Honourable senators, today, on World Down Syndrome Day, I am on the same team as Senator Enverga. As he said, today is World Down Syndrome Day, a day for us to reflect upon and raise awareness of the vital role that people with Down syndrome play in our lives and communities.
Down syndrome is a natural occurrence. It has always existed and is universal across racial, gender and socio economic lines. One in 800 Canadian children is born with Down syndrome. You need not go very far back in time to see how drastically different life once was for people with Down syndrome. Not so long ago, they were separated, kept hidden from society, work, sport and art, and even simple social outings. These basic aspects of life were reserved for others, not for them.

Fortunately for us, there have always been individuals in our society who not only believe in equality and inclusiveness, but also have the fortitude to act on their beliefs.
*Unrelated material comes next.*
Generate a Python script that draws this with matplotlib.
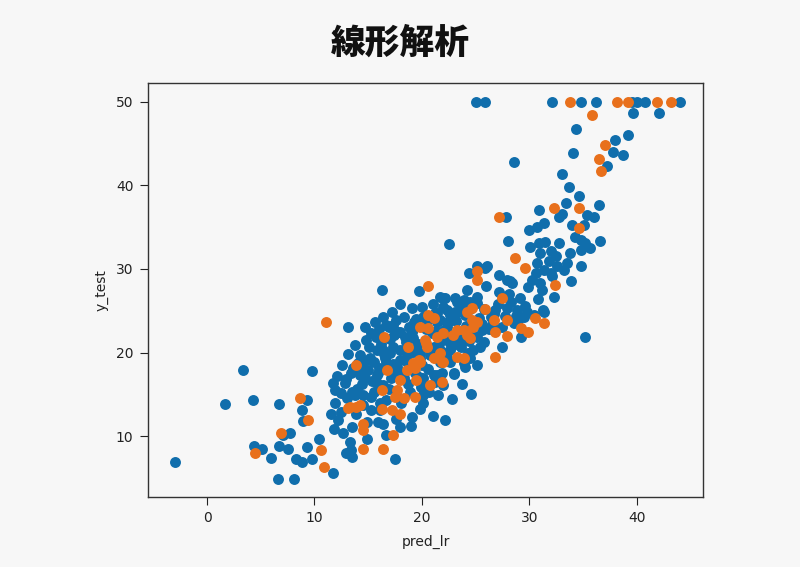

Today there are groups and organizations across the country that have formed on the basis of these beliefs. Their missions are to ensure inclusion and opportunities for everyone.

Under its slogan “See the Ability!,” the Canadian Down Syndrome Society is celebrating today by highlighting heroes, people with Down syndrome who are living exceptional lives. They are athletes, volunteers, students and social advocates, and through their activities and achievements they show us the abilities and contributions of all people with Down syndrome.

The Society is also marking this important day with a remarkable and timely initiative. It has released a position statement on value neutral language. Language is indeed powerful, with the potential to include people in our society, or exclude them.

The statement from the Canadian Down Syndrome Society reads:

The Canadian Down Syndrome Society promotes the use of…language that respects the unique strengths, skills, and talents of persons with Down syndrome. By using language that is respectful and informed, we can help build communities in which all people are valued, participating citizens.

Of course, as honourable senators know, I have been a supporter of Special Olympics Canada for many years now. The organization provides sports training and competition for people with intellectual disabilities. More than 34,000 children, youth and adults are registered in programs that run every day of the week. They are supported by an extraordinary network of more than 16,400 volunteers. Special Olympics Canada is also proud to celebrate and be part of this international day to recognize people with Down syndrome.

Honourable senators, I invite you to join the Canadian Down Syndrome Society, Special Olympics Canada and countless other groups, organizations and individuals worldwide, including Michael Trinque , who works in my office and has Down syndrome, and in memory of my late son, in commemorating World Down Syndrome Day.